Ghana SOM Program Description
Since 2001, students and faculty advisors have studied at the School of Medical Sciences in Kumasi, Ghana. This is a pre-clinical community health rotation available to freshman/sophomore students in summer break before their sophomore/junior year.
Each summer the program becomes more interactive with the faculty and students in Ghana and includes the following:
- Eight hours of classroom education prior to travel and/or Public Health Course.
- Students assigned in pairs to work in community health centers.

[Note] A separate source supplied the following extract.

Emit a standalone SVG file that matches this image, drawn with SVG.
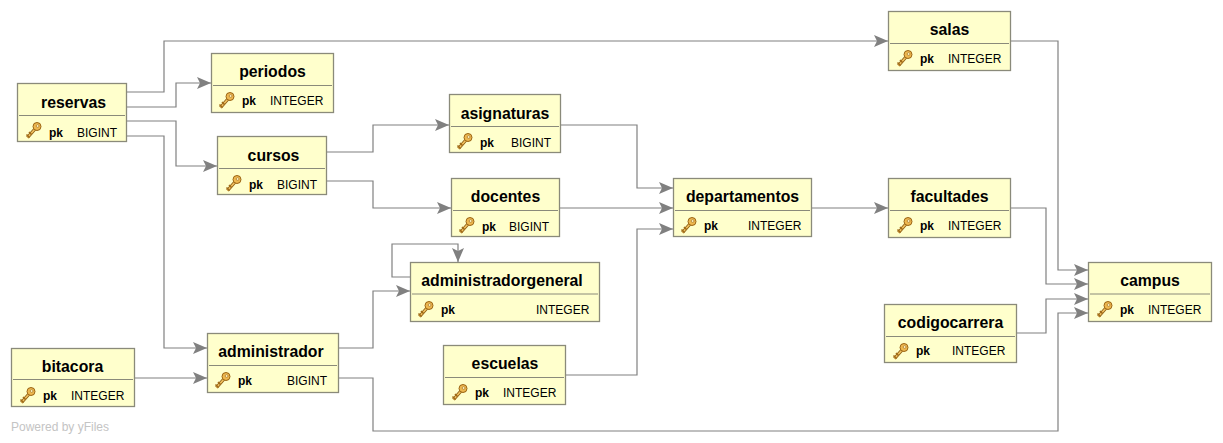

- Student activities in the clinics included:
- observation of medical care
- helping with registration of patients
- performing blood pressures
- learning of new diseases
- teaching preventive medicine
- observing laboratory testing
- performing some procedures under the direction of the clinical staff such as weight babies
- participate in a public health project and write an abstract from the project
- Students participate in a post‑travel debriefing where they discuss what could be done on future student rotations that would help evaluate and improve the medical experience in Ghana.
First and Second-year Medical students wishing to apply for the Ghana Medical Exchange Program can do so via the International Center’s website.
Program Director
DeVon C. Hale, M.D.: Dr. Hale is the Medical Director of the International Travel Clinic at University Hospital and for pre-travel consultations at Salt Lake Valley, Davis, Wasatch, and Southwest Utah County Health Departments and the LDS Church’s Travel Clinic. Additionally, he is the Utah-site Principle Investigator for GeoSentinel, a worldwide disease surveillance project based out of the Centers for Disease Control.